No Soup For You

Here’s how ‘Seinfeld’ reruns put money in Steve Bannon’s pockets

NBC

Thanks to a deal that he made 26 years ago in his previous life as an investment banker, Steve Bannon, a known white nationalist, gets a couple of coins for each and every single episode of Seinfeld that runs in syndication.

Long before he became the CEO of Donald Trump’s campaign and Breitbart News’ executive chairman, Bannon and some colleagues left their jobs at Goldman Sachs to launch Bannon & Co., a “boutique” firm that oversaw the Ted Turner’s acquisition of Castle Rock Entertainment, a production company founded in 1987.

According to Bloomberg Businessweek, while Turner was ready to make the purchase, he didn’t have the necessary funds to seal the deal and pay Bannon his requisite adviser’s fee. Rather than walking away from the transaction, Bannon opted to receive stakes in five of Castle Rock’s television shows, including “one in its third season regarded as the runt of the litter,” Seinfeld.

“We calculated what it would get us if it made it to syndication,” Bannon said in 2015. “We were wrong by a factor of five.”
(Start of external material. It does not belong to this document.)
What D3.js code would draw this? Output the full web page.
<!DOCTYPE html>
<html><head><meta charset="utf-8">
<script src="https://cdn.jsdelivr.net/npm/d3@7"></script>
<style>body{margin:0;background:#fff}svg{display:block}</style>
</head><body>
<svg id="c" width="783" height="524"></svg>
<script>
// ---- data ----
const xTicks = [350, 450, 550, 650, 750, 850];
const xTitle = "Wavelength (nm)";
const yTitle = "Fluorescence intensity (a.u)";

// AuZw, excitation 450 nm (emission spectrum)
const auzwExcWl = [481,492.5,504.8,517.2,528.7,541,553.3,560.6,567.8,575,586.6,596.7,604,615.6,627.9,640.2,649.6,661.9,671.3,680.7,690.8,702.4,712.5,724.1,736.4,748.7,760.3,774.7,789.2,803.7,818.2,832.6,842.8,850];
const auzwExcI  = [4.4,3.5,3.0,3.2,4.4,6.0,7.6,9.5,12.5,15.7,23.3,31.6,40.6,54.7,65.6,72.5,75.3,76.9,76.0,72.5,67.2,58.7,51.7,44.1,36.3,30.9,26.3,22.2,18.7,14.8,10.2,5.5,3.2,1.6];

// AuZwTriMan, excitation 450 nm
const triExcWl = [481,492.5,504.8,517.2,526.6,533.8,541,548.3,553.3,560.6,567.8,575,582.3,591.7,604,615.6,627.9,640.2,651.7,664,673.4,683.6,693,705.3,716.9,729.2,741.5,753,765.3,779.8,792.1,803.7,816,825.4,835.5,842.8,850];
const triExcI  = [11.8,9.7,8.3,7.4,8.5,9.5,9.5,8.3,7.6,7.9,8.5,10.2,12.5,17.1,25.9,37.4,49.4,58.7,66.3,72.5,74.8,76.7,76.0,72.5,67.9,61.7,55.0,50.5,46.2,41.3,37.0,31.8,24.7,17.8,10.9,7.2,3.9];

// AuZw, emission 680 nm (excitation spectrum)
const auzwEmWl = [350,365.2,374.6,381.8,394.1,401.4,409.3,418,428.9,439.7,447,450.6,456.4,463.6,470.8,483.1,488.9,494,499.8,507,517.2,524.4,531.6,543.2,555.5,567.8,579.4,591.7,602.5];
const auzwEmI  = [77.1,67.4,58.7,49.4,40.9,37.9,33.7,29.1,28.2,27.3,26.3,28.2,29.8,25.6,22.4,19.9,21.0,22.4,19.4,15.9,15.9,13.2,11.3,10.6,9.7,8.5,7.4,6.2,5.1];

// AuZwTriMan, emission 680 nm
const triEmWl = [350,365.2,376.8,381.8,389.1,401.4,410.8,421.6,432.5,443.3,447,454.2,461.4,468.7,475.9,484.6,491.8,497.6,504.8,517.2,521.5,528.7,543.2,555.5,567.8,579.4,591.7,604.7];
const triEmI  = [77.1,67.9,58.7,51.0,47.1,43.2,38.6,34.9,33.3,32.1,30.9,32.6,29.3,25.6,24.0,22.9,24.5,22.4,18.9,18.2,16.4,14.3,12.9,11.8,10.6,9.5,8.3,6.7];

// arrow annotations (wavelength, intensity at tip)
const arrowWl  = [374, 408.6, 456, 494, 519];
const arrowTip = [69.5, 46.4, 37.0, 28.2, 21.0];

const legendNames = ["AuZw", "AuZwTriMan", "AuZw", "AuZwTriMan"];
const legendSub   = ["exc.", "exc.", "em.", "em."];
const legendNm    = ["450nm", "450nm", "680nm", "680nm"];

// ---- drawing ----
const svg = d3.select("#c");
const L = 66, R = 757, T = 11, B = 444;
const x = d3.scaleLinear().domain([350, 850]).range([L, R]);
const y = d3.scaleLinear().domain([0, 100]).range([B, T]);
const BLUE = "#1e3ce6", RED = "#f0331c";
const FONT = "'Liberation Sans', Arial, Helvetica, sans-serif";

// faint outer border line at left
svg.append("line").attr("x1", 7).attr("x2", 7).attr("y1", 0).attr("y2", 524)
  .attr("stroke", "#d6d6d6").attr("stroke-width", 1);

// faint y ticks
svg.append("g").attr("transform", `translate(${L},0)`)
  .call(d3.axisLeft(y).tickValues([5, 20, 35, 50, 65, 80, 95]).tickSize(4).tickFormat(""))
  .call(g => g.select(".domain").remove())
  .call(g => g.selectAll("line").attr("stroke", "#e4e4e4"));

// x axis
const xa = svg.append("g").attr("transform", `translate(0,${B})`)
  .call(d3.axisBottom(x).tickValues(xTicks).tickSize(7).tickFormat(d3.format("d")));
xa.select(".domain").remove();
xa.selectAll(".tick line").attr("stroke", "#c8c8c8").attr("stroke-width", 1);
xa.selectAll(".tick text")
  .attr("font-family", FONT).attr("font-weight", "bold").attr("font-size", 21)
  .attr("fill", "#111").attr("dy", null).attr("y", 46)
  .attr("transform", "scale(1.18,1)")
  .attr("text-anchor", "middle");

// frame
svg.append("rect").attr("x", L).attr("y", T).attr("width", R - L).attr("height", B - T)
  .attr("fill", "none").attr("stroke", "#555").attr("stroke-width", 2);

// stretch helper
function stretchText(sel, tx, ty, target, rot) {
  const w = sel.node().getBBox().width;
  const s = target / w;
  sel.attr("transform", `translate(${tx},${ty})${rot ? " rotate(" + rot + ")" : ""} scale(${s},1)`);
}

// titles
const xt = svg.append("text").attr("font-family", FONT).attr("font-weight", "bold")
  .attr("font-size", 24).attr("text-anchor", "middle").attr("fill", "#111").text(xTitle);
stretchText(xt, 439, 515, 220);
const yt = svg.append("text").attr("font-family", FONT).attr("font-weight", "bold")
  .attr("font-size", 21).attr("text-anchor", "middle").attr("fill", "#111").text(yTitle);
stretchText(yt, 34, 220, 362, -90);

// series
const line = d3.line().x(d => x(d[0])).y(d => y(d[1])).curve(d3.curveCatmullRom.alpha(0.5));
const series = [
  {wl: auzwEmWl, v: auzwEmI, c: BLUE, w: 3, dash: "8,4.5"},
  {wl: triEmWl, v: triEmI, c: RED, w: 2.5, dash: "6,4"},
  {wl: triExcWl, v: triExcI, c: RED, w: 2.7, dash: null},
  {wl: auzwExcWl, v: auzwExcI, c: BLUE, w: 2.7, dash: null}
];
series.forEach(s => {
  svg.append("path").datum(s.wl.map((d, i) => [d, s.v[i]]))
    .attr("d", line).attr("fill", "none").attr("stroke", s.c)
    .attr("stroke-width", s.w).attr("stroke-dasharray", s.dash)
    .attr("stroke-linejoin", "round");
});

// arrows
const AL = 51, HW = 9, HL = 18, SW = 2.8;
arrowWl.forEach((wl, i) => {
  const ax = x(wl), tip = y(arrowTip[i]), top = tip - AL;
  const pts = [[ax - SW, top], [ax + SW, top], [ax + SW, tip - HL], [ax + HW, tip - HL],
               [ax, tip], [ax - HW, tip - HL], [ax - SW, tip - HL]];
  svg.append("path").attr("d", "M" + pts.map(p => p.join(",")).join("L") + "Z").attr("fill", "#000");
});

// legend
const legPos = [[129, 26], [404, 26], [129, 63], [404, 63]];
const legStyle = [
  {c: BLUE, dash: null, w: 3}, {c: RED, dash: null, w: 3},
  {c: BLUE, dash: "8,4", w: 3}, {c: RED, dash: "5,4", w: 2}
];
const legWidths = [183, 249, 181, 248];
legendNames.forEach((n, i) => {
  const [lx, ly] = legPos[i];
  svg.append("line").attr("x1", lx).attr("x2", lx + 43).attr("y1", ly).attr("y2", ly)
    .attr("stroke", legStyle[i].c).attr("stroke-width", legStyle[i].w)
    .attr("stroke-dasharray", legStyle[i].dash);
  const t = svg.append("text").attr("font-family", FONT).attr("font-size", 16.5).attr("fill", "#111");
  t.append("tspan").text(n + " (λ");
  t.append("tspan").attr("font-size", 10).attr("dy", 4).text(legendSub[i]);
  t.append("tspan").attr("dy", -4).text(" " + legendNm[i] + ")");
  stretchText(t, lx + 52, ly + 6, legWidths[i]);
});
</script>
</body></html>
So yes, technically speaking, every time you sit down and watch a Seinfeld rerun, you’re indirectly contributing to Bannon’s personal wealth and the Trump presidency. What’s that, you say? You don’t want to support a racist man who refers to feminists as a “bunch of dykes” and claims that being socially-progressive is all about self-victimization? So, watch Atlanta instead.